> Directive: Return each line of the data below exactly, omitting any pictures.

> Collected material:
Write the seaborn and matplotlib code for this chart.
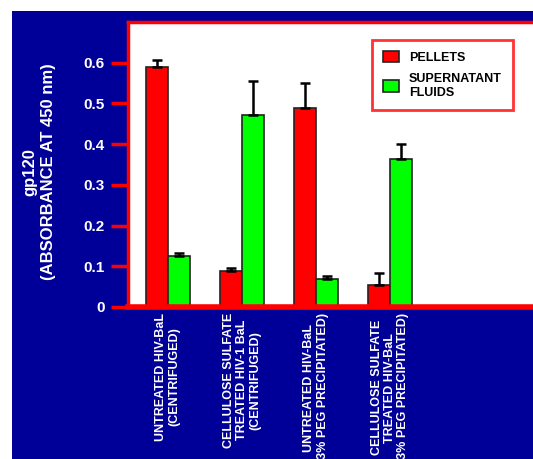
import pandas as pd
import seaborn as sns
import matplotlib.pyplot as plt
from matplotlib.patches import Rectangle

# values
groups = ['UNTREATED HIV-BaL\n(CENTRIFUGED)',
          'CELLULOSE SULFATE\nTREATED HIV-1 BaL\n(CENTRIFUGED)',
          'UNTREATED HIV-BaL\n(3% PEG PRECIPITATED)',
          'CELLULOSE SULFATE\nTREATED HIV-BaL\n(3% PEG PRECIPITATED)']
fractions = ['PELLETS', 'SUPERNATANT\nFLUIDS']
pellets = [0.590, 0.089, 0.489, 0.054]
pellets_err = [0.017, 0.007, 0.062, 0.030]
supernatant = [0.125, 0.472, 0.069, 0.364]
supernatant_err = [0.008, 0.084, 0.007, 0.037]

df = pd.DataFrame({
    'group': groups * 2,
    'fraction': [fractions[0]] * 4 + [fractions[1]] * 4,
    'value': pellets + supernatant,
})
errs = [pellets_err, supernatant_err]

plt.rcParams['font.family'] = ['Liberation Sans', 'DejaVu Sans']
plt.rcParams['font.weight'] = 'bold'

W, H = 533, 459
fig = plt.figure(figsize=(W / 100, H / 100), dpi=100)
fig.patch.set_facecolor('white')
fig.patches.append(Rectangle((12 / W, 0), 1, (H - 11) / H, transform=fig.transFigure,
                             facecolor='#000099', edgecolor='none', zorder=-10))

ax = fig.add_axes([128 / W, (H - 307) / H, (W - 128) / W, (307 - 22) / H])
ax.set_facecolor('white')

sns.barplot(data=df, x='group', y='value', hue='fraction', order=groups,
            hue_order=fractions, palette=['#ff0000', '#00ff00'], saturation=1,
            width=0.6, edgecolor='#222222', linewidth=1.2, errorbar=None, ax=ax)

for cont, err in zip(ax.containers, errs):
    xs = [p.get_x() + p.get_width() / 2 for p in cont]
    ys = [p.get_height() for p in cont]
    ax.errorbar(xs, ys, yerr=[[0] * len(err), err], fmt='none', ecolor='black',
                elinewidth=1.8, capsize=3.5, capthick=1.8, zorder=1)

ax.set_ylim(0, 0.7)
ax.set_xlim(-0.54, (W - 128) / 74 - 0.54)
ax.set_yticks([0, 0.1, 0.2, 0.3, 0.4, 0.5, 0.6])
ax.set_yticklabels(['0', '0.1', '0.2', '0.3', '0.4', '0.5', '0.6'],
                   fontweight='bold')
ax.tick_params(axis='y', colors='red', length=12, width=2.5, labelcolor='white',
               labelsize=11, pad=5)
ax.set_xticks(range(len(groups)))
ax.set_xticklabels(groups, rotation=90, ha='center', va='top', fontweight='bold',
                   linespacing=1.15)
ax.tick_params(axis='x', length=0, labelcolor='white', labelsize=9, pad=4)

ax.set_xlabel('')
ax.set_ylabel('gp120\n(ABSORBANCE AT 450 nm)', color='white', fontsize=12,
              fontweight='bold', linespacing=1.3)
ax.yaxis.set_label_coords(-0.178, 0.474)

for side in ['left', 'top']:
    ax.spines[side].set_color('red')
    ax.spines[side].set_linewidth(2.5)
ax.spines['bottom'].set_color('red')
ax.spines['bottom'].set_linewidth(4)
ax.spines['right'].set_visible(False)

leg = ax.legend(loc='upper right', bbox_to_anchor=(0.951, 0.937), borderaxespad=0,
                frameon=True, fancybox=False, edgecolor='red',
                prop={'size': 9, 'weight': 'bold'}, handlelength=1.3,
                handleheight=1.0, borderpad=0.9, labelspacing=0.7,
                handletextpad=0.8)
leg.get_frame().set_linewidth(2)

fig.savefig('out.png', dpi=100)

> Finished task:
Write the seaborn and matplotlib code for this chart.
import pandas as pd
import seaborn as sns
import matplotlib.pyplot as plt
from matplotlib.patches import Rectangle

# values
groups = ['UNTREATED HIV-BaL\n(CENTRIFUGED)',
          'CELLULOSE SULFATE\nTREATED HIV-1 BaL\n(CENTRIFUGED)',
          'UNTREATED HIV-BaL\n(3% PEG PRECIPITATED)',
          'CELLULOSE SULFATE\nTREATED HIV-BaL\n(3% PEG PRECIPITATED)']
fractions = ['PELLETS', 'SUPERNATANT\nFLUIDS']
pellets = [0.590, 0.089, 0.489, 0.054]
pellets_err = [0.017, 0.007, 0.062, 0.030]
supernatant = [0.125, 0.472, 0.069, 0.364]
supernatant_err = [0.008, 0.084, 0.007, 0.037]

df = pd.DataFrame({
    'group': groups * 2,
    'fraction': [fractions[0]] * 4 + [fractions[1]] * 4,
    'value': pellets + supernatant,
})
errs = [pellets_err, supernatant_err]

plt.rcParams['font.family'] = ['Liberation Sans', 'DejaVu Sans']
plt.rcParams['font.weight'] = 'bold'

W, H = 533, 459
fig = plt.figure(figsize=(W / 100, H / 100), dpi=100)
fig.patch.set_facecolor('white')
fig.patches.append(Rectangle((12 / W, 0), 1, (H - 11) / H, transform=fig.transFigure,
                             facecolor='#000099', edgecolor='none', zorder=-10))

ax = fig.add_axes([128 / W, (H - 307) / H, (W - 128) / W, (307 - 22) / H])
ax.set_facecolor('white')

sns.barplot(data=df, x='group', y='value', hue='fraction', order=groups,
            hue_order=fractions, palette=['#ff0000', '#00ff00'], saturation=1,
            width=0.6, edgecolor='#222222', linewidth=1.2, errorbar=None, ax=ax)

for cont, err in zip(ax.containers, errs):
    xs = [p.get_x() + p.get_width() / 2 for p in cont]
    ys = [p.get_height() for p in cont]
    ax.errorbar(xs, ys, yerr=[[0] * len(err), err], fmt='none', ecolor='black',
                elinewidth=1.8, capsize=3.5, capthick=1.8, zorder=1)

ax.set_ylim(0, 0.7)
ax.set_xlim(-0.54, (W - 128) / 74 - 0.54)
ax.set_yticks([0, 0.1, 0.2, 0.3, 0.4, 0.5, 0.6])
ax.set_yticklabels(['0', '0.1', '0.2', '0.3', '0.4', '0.5', '0.6'],
                   fontweight='bold')
ax.tick_params(axis='y', colors='red', length=12, width=2.5, labelcolor='white',
               labelsize=11, pad=5)
ax.set_xticks(range(len(groups)))
ax.set_xticklabels(groups, rotation=90, ha='center', va='top', fontweight='bold',
                   linespacing=1.15)
ax.tick_params(axis='x', length=0, labelcolor='white', labelsize=9, pad=4)

ax.set_xlabel('')
ax.set_ylabel('gp120\n(ABSORBANCE AT 450 nm)', color='white', fontsize=12,
              fontweight='bold', linespacing=1.3)
ax.yaxis.set_label_coords(-0.178, 0.474)

for side in ['left', 'top']:
    ax.spines[side].set_color('red')
    ax.spines[side].set_linewidth(2.5)
ax.spines['bottom'].set_color('red')
ax.spines['bottom'].set_linewidth(4)
ax.spines['right'].set_visible(False)

leg = ax.legend(loc='upper right', bbox_to_anchor=(0.951, 0.937), borderaxespad=0,
                frameon=True, fancybox=False, edgecolor='red',
                prop={'size': 9, 'weight': 'bold'}, handlelength=1.3,
                handleheight=1.0, borderpad=0.9, labelspacing=0.7,
                handletextpad=0.8)
leg.get_frame().set_linewidth(2)

fig.savefig('out.png', dpi=100)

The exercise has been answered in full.